Tuning is done through PA Saturation Referencing screen.

1. Select the PA Saturation Reference alignment screen. The screen indicates the transmit

frequencies to be used. See Figure 6-20, Figure 6-21, Figure 6-22, Figure 6-23 and

Figure 6-24.

2. In Manual Mode, set the service Monitor to the desired frequency (as shown in the frequency
list in the PA Saturation Reference alignment screen).

3. Adjust the PA Saturation Reference softpot value with the slider until the radio transmits as
close as possible to the rated power. For rated power refer to the help text in the Tuner.

4. Left-click the slider of the frequency selected (should be the same frequency as step 2).

5. Left-click the PTT Toggle button on the screen to make the radio transmit. The screen
indicates whether the radio is transmitting.

6. Repeat step 2 to 5 for all frequencies.

7. Left-click the Program All button on the screen to dekey the radio and save the tuned values.

Figure 6-20. PA Saturation Referencing Alignment Screen (VHF)

6-16 Radio Alignment Procedures: Transmitter Alignments

Figure 6-21. PA Saturation Referencing Alignment Screen (UHF1)

Figure 6-22. PA Saturation Referencing Alignment Screen (UHF2)

Radio Alignment Procedures: Transmitter Alignments 6-17

Figure 6-23. PA Saturation Referencing Alignment Screen (700/800 MHz)

Figure 6-24. PA Saturation Referencing Alignment Screen (900 MHz)

6-18 Radio Alignment Procedures: Transmitter Alignments

6.5.5 Transmit Deviation Balance Alignment

This alignment procedure balances the modulation contributions of the low- and high-frequency
portions of a baseband signal.

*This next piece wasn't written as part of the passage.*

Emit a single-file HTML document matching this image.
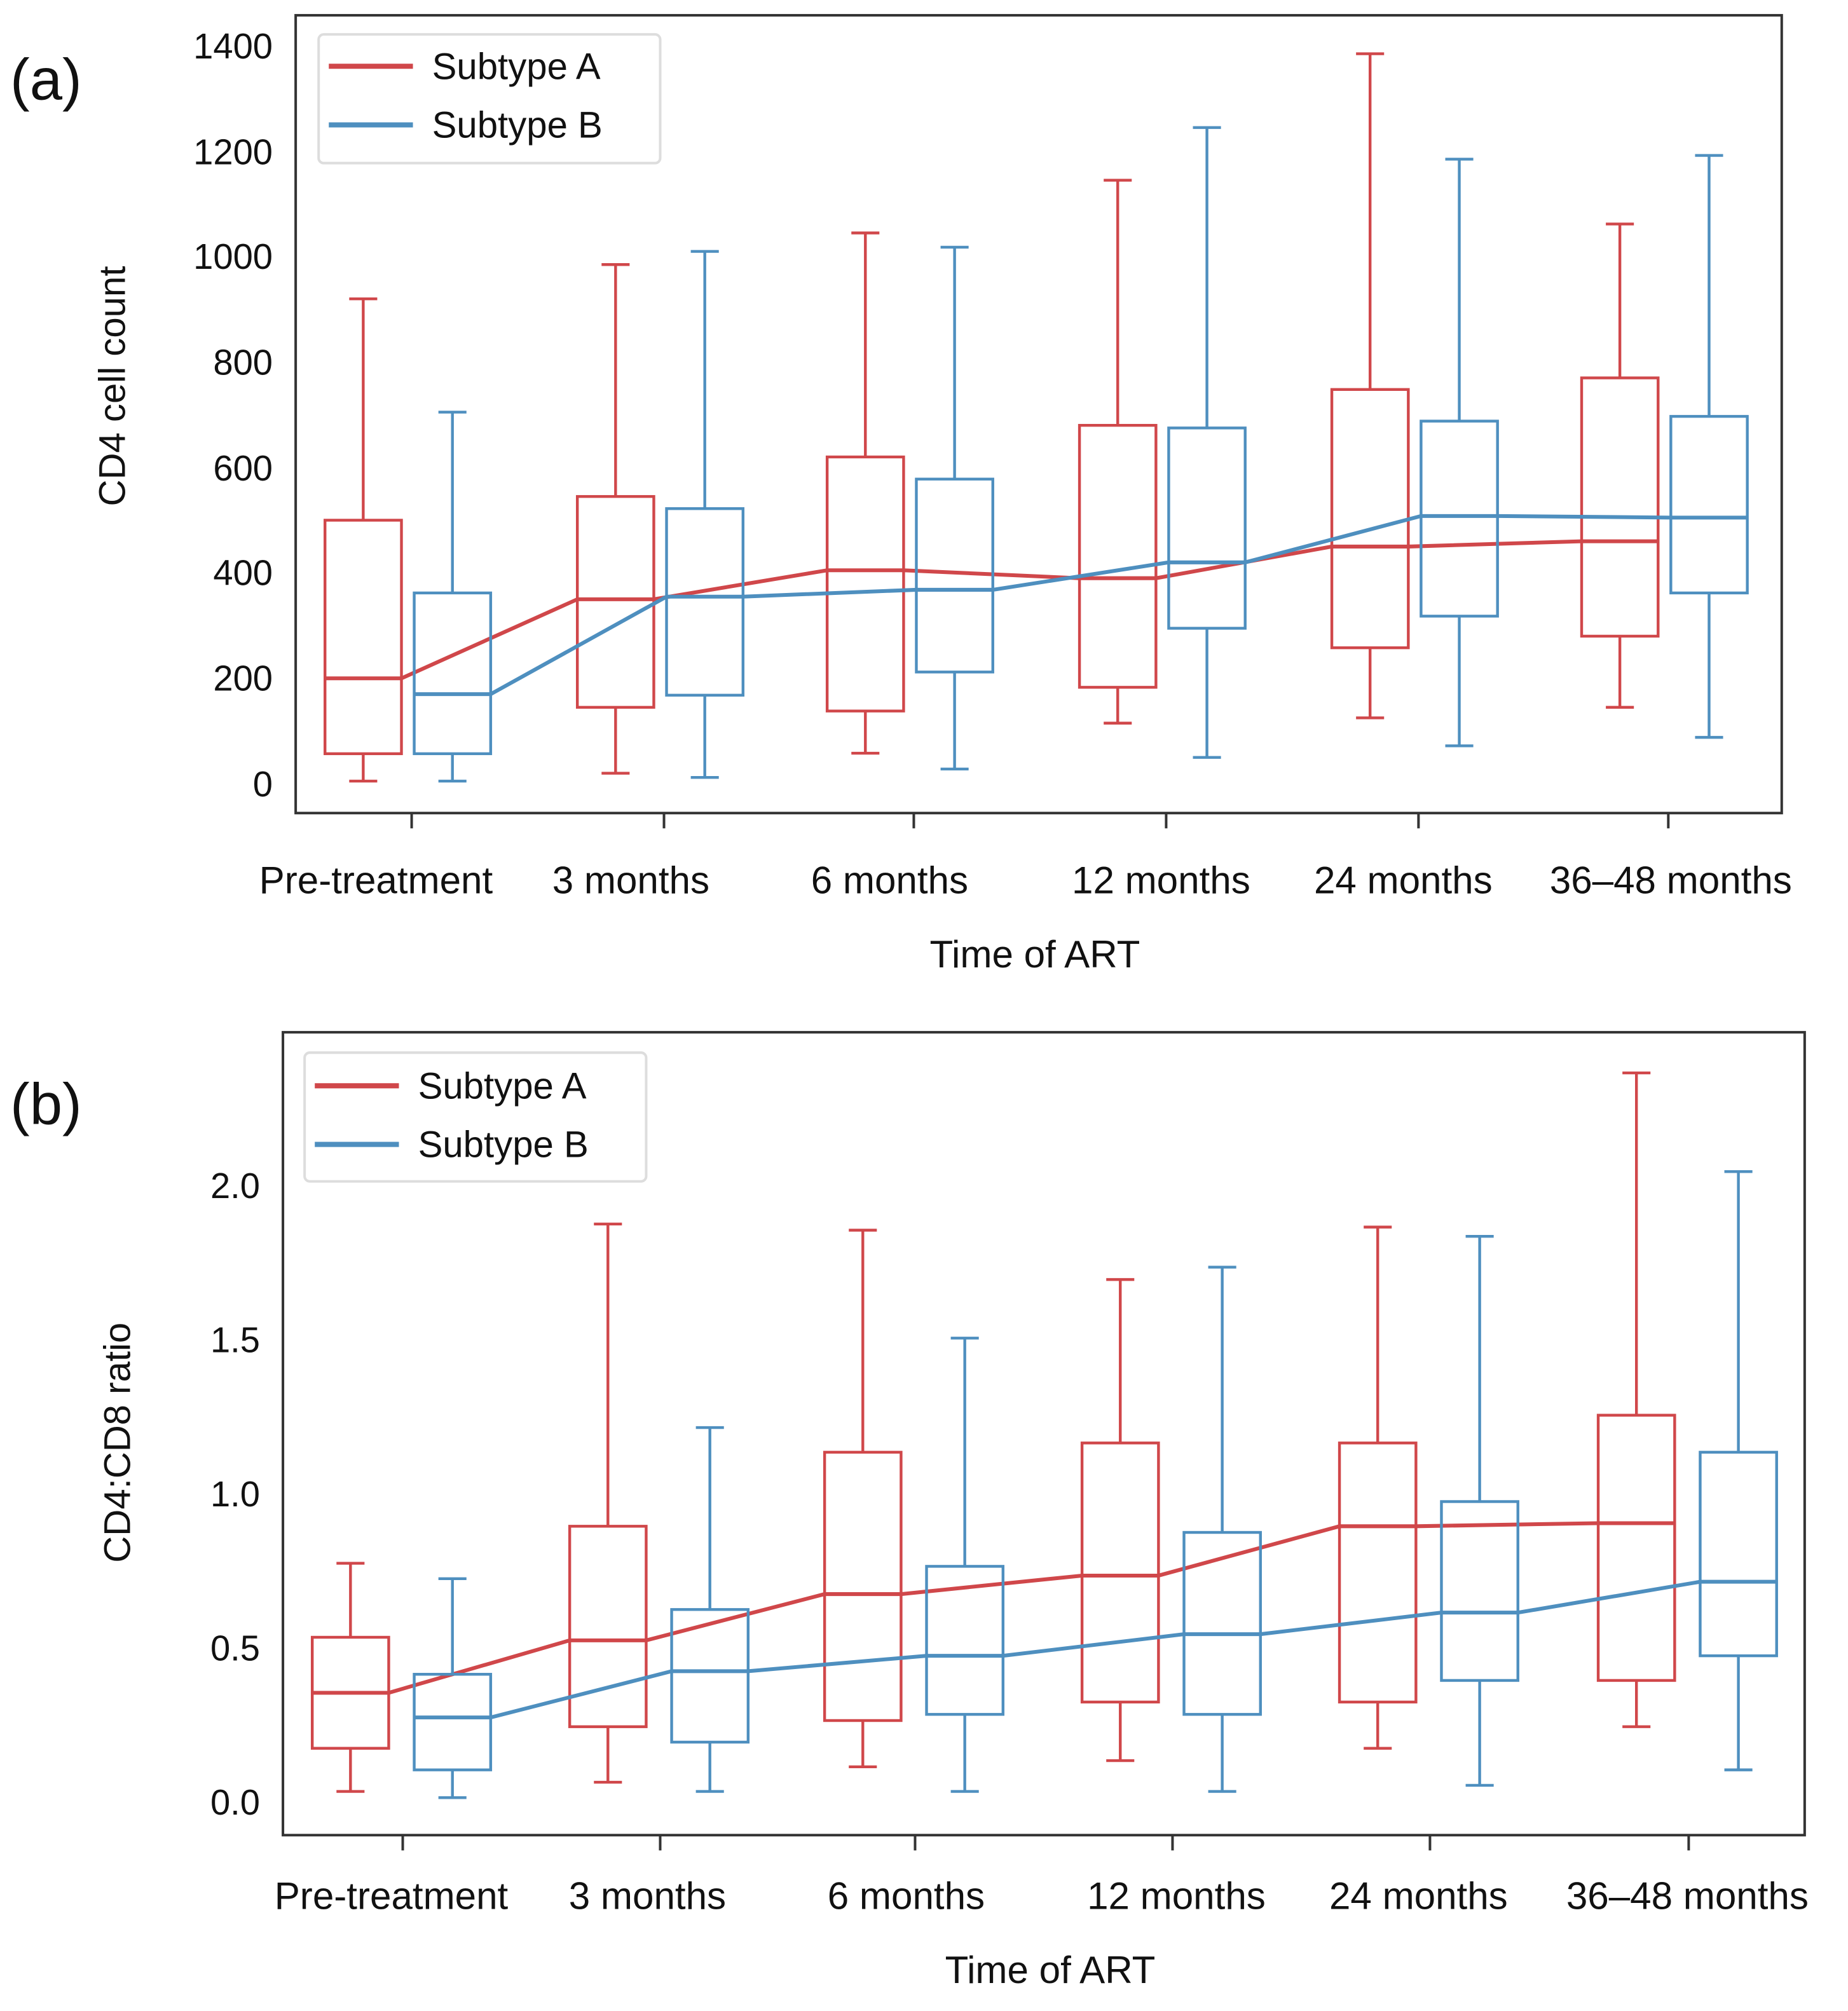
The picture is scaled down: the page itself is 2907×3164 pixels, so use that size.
<!DOCTYPE html>
<html><head><meta charset="utf-8"><style>
html,body{margin:0;padding:0;background:#fff;}
svg{display:block;}
text{font-family:"Liberation Sans","DejaVu Sans",sans-serif;fill:#111;}
</style></head><body>
<svg id="s" width="2907" height="3164" viewBox="0 0 1450 1578" preserveAspectRatio="none" xmlns="http://www.w3.org/2000/svg">
<rect x="0" y="0" width="1450" height="1578" fill="#fff"/>
<!-- Panel a -->
<text x="8" y="78" font-size="46">(a)</text>
<rect x="232" y="12" width="1166" height="626" fill="none" stroke="#333" stroke-width="2"/>
<g font-size="28" text-anchor="end">
<text x="214" y="625">0</text><text x="214" y="542">200</text><text x="214" y="459">400</text>
<text x="214" y="377">600</text><text x="214" y="294">800</text><text x="214" y="211">1000</text>
<text x="214" y="129">1200</text><text x="214" y="46">1400</text>
</g>
<text transform="translate(98,303) rotate(-90)" font-size="29" text-anchor="middle">CD4 cell count</text>
<g font-size="30" text-anchor="middle">
<text x="295" y="701">Pre-treatment</text><text x="495" y="701">3 months</text><text x="698" y="701">6 months</text>
<text x="911" y="701">12 months</text><text x="1101" y="701">24 months</text><text x="1311" y="701">36–48 months</text>
<text x="812" y="759">Time of ART</text>
</g>
<rect x="250" y="27" width="268" height="101" rx="4" fill="#fff" stroke="#ddd" stroke-width="2"/>
<line x1="258" y1="52" x2="324" y2="52" stroke="#d0474a" stroke-width="4"/>
<line x1="258" y1="98" x2="324" y2="98" stroke="#4e8fbf" stroke-width="4"/>
<text x="339" y="62" font-size="29">Subtype A</text><text x="339" y="108" font-size="29">Subtype B</text>
<!-- Panel b -->
<text x="8" y="882" font-size="46">(b)</text>
<rect x="222" y="810" width="1194" height="630" fill="none" stroke="#333" stroke-width="2"/>
<g font-size="28" text-anchor="end">
<text x="204" y="1424">0.0</text><text x="204" y="1303">0.5</text><text x="204" y="1182">1.0</text>
<text x="204" y="1061">1.5</text><text x="204" y="940">2.0</text>
</g>
<text transform="translate(102,1132) rotate(-90)" font-size="29" text-anchor="middle">CD4:CD8 ratio</text>
<g font-size="30" text-anchor="middle">
<text x="307" y="1498">Pre-treatment</text><text x="508" y="1498">3 months</text><text x="711" y="1498">6 months</text>
<text x="923" y="1498">12 months</text><text x="1113" y="1498">24 months</text><text x="1324" y="1498">36–48 months</text>
<text x="824" y="1556">Time of ART</text>
</g>
<rect x="239" y="826" width="268" height="101" rx="4" fill="#fff" stroke="#ddd" stroke-width="2"/>
<line x1="247" y1="852" x2="313" y2="852" stroke="#d0474a" stroke-width="4"/>
<line x1="247" y1="898" x2="313" y2="898" stroke="#4e8fbf" stroke-width="4"/>
<text x="328" y="862" font-size="29">Subtype A</text><text x="328" y="908" font-size="29">Subtype B</text>
<g id="g"></g>
</svg>
<script>
var NS="http://www.w3.org/2000/svg",g=document.getElementById("g");
function el(t,a){var e=document.createElementNS(NS,t);for(var k in a)e.setAttribute(k,a[k]);g.appendChild(e);return e;}
function panel(ticks,yf,axisBottom,red,blue,ro,bo){
 ticks.forEach(function(t){el("line",{x1:t,y1:axisBottom,x2:t,y2:axisBottom+12,stroke:"#333","stroke-width":2});});
 [[red,ro,"#d0474a"],[blue,bo,"#4e8fbf"]].forEach(function(s){
  var pts=[];
  s[0].forEach(function(d,i){
   var c=ticks[i]+s[1],w=30;
   el("line",{x1:c,y1:yf(d[0]),x2:c,y2:yf(d[2]),stroke:s[2],"stroke-width":2.2});
   el("line",{x1:c,y1:yf(d[3]),x2:c,y2:yf(d[1]),stroke:s[2],"stroke-width":2.2});
   el("line",{x1:c-11,y1:yf(d[0]),x2:c+11,y2:yf(d[0]),stroke:s[2],"stroke-width":2.2});
   el("line",{x1:c-11,y1:yf(d[1]),x2:c+11,y2:yf(d[1]),stroke:s[2],"stroke-width":2.2});
   el("rect",{x:c-w,y:yf(d[3]),width:2*w,height:yf(d[2])-yf(d[3]),fill:"none",stroke:s[2],"stroke-width":2.2});
   pts.push((c-w)+","+yf(d[4]));pts.push((c+w)+","+yf(d[4]));
  });
  el("polyline",{points:pts.join(" "),fill:"none",stroke:s[2],"stroke-width":3});
 });
}
panel([323,521,717,915,1113,1309],function(v){return 615-v*0.4136;},638,
 [[5,920,57,500,200],[20,985,145,545,350],[58,1045,138,620,405],[115,1145,183,680,390],[125,1385,258,748,450],[145,1062,280,770,460]],
 [[5,705,57,362,170],[12,1010,168,522,355],[28,1018,212,578,368],[50,1245,295,675,420],[72,1185,318,688,508],[88,1192,362,697,505]],-38,32);
panel([316,518,718,920,1122,1325],function(v){return 1413-v*242;},1440,
 [[0.03,0.77,0.17,0.53,0.35],[0.06,1.87,0.24,0.89,0.52],[0.11,1.85,0.26,1.13,0.67],[0.13,1.69,0.32,1.16,0.73],[0.17,1.86,0.32,1.16,0.89],[0.24,2.36,0.39,1.25,0.90]],
 [[0.01,0.72,0.10,0.41,0.27],[0.03,1.21,0.19,0.62,0.42],[0.03,1.50,0.28,0.76,0.47],[0.03,1.73,0.28,0.87,0.54],[0.05,1.83,0.39,0.97,0.61],[0.10,2.04,0.47,1.13,0.71]],-41,39);
</script>
</body></html>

Proper alignment is critical to the operation of signalling schemes that
have very low frequency components (for example, DPL) and could result in distorted waveforms if
improperly adjusted.

This procedure needs to be performed at multiple frequencies to allow for proper alignment across
the entire RF band. The RF band is divided into frequency zones with a calibration point (value) in
each zone.

NOTE: This alignment is required after replacing (or servicing) the main board.

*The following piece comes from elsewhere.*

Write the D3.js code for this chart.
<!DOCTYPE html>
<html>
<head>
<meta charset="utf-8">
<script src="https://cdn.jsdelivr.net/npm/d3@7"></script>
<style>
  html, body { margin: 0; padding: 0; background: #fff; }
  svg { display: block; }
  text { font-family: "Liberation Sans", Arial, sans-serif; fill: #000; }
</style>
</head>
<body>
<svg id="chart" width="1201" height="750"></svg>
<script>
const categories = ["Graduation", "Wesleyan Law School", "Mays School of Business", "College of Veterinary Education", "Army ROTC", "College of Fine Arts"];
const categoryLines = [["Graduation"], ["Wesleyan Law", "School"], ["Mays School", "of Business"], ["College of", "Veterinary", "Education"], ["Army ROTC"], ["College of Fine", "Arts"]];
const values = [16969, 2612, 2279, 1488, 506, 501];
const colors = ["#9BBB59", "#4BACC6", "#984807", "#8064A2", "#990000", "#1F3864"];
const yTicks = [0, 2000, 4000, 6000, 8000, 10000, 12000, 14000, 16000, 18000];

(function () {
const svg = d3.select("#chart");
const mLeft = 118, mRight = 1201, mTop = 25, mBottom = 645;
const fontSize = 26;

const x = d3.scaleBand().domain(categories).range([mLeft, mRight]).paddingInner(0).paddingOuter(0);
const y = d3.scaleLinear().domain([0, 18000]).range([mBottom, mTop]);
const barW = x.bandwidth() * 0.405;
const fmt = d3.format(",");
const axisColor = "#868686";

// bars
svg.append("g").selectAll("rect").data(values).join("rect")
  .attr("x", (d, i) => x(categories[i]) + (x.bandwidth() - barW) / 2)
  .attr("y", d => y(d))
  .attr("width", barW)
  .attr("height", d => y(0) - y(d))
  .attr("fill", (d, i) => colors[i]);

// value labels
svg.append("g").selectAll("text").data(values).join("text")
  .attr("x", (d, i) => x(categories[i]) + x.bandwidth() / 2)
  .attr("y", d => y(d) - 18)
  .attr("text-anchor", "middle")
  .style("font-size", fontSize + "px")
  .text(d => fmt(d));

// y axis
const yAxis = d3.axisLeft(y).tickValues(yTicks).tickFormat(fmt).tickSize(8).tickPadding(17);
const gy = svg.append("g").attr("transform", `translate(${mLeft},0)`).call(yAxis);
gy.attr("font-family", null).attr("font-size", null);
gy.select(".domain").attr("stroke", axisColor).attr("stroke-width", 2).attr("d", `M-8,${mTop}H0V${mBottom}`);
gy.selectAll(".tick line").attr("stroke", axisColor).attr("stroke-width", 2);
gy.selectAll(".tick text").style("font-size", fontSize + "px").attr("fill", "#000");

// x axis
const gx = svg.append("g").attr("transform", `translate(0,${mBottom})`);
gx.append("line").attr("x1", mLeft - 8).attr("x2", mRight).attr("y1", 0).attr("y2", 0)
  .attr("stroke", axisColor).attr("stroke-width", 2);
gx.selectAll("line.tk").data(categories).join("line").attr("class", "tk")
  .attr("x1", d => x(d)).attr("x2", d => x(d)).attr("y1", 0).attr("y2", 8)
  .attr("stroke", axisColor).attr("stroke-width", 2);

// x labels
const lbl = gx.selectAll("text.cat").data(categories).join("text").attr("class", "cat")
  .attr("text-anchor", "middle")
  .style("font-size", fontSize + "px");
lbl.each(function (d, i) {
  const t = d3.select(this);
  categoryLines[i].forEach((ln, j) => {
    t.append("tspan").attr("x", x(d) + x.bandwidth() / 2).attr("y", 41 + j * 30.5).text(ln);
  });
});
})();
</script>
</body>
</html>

Proper alignment requires a modulation analyzer or meter with a frequency response to less than
10 Hz modulating frequency. The modulation analyzer settings during this test should be set for
average deviation, a 15 kHz low-pass filter, no de-emphasis, and no high-pass filter, if these settings
are supported.

This alignment can be done with either the R-2670 Communication Analyzer or the 8901_ Series
Modulation Analyzer. The method of choice is the R-2670 analyzer.

1. Initial setup using the R-2670 Communication Analyzer:

- Connect a BNC cable between the “DEMOD OUT” port and the “VERT/SINAD DIST/DMM
COUNTER IN” port on the R-2670.

-Press the SPF key on the R-2670 to display the “SPECIAL FUNCTIONS MENU.” Move the
cursor to “High Pass,” and select 5 Hz on the soft key menu. Select 20 kHz for the “Low
Pass” setting.

- In the “RF Control” section of the R-2670, move the cursor to the “B/W” setting and select
“WIDE +/- 100 kHz” on the soft key menu.

- Place the R-2670 cursor in the “Display” zone. Select “AC VOLTS” on the soft key menu.
Move the cursor to the “Range” setting and select “AUTO.”

2. Initial setup using the 8901_ Series Modulation Analyzer:

-Press the FM MEASUREMENT button. (The “Error 0input level too low” indication is
normal until an input signal is applied.)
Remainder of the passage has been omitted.